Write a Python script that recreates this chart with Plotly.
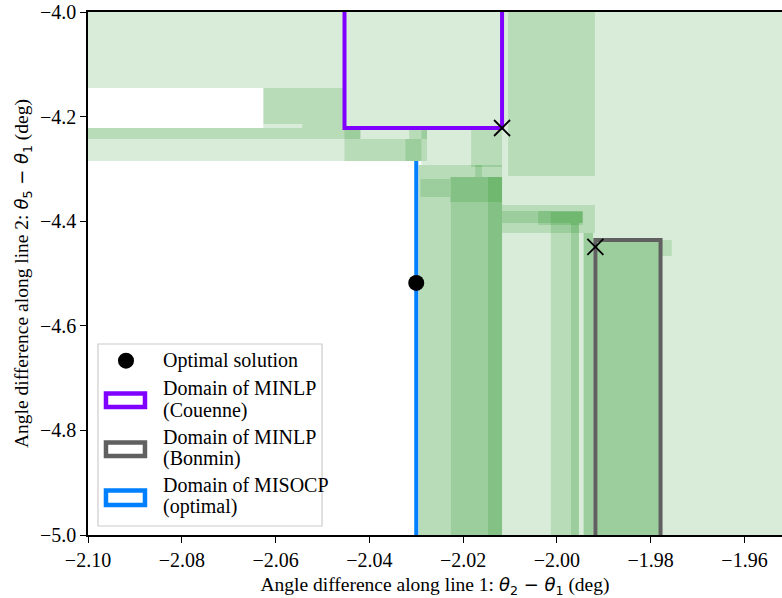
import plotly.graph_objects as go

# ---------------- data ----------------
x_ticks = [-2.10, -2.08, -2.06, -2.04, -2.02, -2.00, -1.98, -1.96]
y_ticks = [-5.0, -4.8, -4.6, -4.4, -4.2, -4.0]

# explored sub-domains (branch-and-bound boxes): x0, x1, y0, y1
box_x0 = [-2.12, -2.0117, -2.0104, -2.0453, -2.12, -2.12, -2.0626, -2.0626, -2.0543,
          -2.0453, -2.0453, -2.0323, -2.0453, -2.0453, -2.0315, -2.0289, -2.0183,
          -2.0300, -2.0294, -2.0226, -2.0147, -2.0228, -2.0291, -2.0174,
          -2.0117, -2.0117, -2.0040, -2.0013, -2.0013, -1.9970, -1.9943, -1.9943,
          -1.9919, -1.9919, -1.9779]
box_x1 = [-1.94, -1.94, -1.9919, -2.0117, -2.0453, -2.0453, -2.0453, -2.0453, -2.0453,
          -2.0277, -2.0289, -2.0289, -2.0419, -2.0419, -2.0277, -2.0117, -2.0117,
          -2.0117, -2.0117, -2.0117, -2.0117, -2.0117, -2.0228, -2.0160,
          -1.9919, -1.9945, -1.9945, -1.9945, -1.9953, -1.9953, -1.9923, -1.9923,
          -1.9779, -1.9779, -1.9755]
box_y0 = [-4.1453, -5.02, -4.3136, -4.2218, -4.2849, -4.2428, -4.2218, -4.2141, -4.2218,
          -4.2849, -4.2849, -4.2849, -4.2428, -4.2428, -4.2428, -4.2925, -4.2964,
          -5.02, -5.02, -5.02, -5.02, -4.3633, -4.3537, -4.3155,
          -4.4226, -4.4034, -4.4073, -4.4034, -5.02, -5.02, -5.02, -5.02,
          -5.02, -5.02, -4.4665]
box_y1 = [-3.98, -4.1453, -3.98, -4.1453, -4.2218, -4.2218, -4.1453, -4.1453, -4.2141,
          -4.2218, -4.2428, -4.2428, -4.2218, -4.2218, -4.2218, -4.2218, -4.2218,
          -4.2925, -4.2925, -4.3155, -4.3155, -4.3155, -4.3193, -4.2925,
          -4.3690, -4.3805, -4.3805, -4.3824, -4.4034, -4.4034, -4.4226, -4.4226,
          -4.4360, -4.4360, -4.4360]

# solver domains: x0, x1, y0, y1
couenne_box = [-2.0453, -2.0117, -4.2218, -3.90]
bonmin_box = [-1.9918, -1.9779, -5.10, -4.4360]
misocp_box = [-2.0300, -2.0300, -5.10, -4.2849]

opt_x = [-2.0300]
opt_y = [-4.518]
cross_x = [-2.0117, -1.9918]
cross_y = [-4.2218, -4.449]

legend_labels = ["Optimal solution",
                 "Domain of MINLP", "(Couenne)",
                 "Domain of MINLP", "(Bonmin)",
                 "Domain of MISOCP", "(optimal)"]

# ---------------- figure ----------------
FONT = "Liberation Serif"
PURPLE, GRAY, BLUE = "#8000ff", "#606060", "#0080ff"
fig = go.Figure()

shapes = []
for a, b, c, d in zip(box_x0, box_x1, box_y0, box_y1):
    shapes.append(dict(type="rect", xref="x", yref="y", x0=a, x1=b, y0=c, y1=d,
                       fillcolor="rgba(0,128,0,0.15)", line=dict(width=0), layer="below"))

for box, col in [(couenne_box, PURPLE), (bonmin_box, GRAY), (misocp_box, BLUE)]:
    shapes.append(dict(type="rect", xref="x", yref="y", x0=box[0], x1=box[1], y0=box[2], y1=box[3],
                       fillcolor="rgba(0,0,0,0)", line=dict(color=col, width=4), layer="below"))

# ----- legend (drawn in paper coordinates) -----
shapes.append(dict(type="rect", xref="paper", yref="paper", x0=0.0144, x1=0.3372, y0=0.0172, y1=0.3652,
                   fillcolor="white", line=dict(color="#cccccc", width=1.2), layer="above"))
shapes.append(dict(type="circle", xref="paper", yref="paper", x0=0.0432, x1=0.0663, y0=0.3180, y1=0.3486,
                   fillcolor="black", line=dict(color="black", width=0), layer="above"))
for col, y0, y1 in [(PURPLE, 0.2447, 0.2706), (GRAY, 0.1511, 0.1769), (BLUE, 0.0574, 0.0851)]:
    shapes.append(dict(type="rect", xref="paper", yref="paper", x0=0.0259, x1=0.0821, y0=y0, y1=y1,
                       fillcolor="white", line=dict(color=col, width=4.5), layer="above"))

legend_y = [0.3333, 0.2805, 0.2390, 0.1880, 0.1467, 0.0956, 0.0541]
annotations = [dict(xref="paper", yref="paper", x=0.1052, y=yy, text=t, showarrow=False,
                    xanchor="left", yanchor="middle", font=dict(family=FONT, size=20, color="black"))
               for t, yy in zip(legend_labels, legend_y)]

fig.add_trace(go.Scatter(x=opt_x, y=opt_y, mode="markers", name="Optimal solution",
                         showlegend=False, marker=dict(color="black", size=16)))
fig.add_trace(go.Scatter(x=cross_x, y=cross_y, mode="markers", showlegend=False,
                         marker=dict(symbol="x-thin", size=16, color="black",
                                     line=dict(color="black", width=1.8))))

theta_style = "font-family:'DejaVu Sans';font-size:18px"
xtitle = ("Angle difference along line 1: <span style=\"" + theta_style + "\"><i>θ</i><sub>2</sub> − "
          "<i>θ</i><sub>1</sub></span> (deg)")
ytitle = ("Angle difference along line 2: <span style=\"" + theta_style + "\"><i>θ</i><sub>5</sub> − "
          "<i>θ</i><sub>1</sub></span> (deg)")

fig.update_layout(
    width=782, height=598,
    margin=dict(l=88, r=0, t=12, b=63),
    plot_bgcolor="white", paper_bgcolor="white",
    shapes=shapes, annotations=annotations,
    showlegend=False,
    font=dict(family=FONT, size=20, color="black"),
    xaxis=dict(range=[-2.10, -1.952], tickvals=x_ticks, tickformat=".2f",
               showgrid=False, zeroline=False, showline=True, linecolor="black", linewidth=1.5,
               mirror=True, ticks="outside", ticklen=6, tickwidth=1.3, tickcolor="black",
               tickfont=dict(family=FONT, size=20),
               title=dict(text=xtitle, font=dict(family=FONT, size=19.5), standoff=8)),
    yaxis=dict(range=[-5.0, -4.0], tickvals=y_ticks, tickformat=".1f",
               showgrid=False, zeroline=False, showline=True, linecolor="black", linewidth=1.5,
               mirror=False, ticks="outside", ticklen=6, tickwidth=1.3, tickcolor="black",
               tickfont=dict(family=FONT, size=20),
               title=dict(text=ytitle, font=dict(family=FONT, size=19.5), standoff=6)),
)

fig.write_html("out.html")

§ §

Print the data above verbatim from the first line through the line holding "cross_y = [-4.2218, -4.449]", leaving every picture out.

Task response
Write a Python script that recreates this chart with Plotly.
import plotly.graph_objects as go

# ---------------- data ----------------
x_ticks = [-2.10, -2.08, -2.06, -2.04, -2.02, -2.00, -1.98, -1.96]
y_ticks = [-5.0, -4.8, -4.6, -4.4, -4.2, -4.0]

# explored sub-domains (branch-and-bound boxes): x0, x1, y0, y1
box_x0 = [-2.12, -2.0117, -2.0104, -2.0453, -2.12, -2.12, -2.0626, -2.0626, -2.0543,
          -2.0453, -2.0453, -2.0323, -2.0453, -2.0453, -2.0315, -2.0289, -2.0183,
          -2.0300, -2.0294, -2.0226, -2.0147, -2.0228, -2.0291, -2.0174,
          -2.0117, -2.0117, -2.0040, -2.0013, -2.0013, -1.9970, -1.9943, -1.9943,
          -1.9919, -1.9919, -1.9779]
box_x1 = [-1.94, -1.94, -1.9919, -2.0117, -2.0453, -2.0453, -2.0453, -2.0453, -2.0453,
          -2.0277, -2.0289, -2.0289, -2.0419, -2.0419, -2.0277, -2.0117, -2.0117,
          -2.0117, -2.0117, -2.0117, -2.0117, -2.0117, -2.0228, -2.0160,
          -1.9919, -1.9945, -1.9945, -1.9945, -1.9953, -1.9953, -1.9923, -1.9923,
          -1.9779, -1.9779, -1.9755]
box_y0 = [-4.1453, -5.02, -4.3136, -4.2218, -4.2849, -4.2428, -4.2218, -4.2141, -4.2218,
          -4.2849, -4.2849, -4.2849, -4.2428, -4.2428, -4.2428, -4.2925, -4.2964,
          -5.02, -5.02, -5.02, -5.02, -4.3633, -4.3537, -4.3155,
          -4.4226, -4.4034, -4.4073, -4.4034, -5.02, -5.02, -5.02, -5.02,
          -5.02, -5.02, -4.4665]
box_y1 = [-3.98, -4.1453, -3.98, -4.1453, -4.2218, -4.2218, -4.1453, -4.1453, -4.2141,
          -4.2218, -4.2428, -4.2428, -4.2218, -4.2218, -4.2218, -4.2218, -4.2218,
          -4.2925, -4.2925, -4.3155, -4.3155, -4.3155, -4.3193, -4.2925,
          -4.3690, -4.3805, -4.3805, -4.3824, -4.4034, -4.4034, -4.4226, -4.4226,
          -4.4360, -4.4360, -4.4360]

# solver domains: x0, x1, y0, y1
couenne_box = [-2.0453, -2.0117, -4.2218, -3.90]
bonmin_box = [-1.9918, -1.9779, -5.10, -4.4360]
misocp_box = [-2.0300, -2.0300, -5.10, -4.2849]

opt_x = [-2.0300]
opt_y = [-4.518]
cross_x = [-2.0117, -1.9918]
cross_y = [-4.2218, -4.449]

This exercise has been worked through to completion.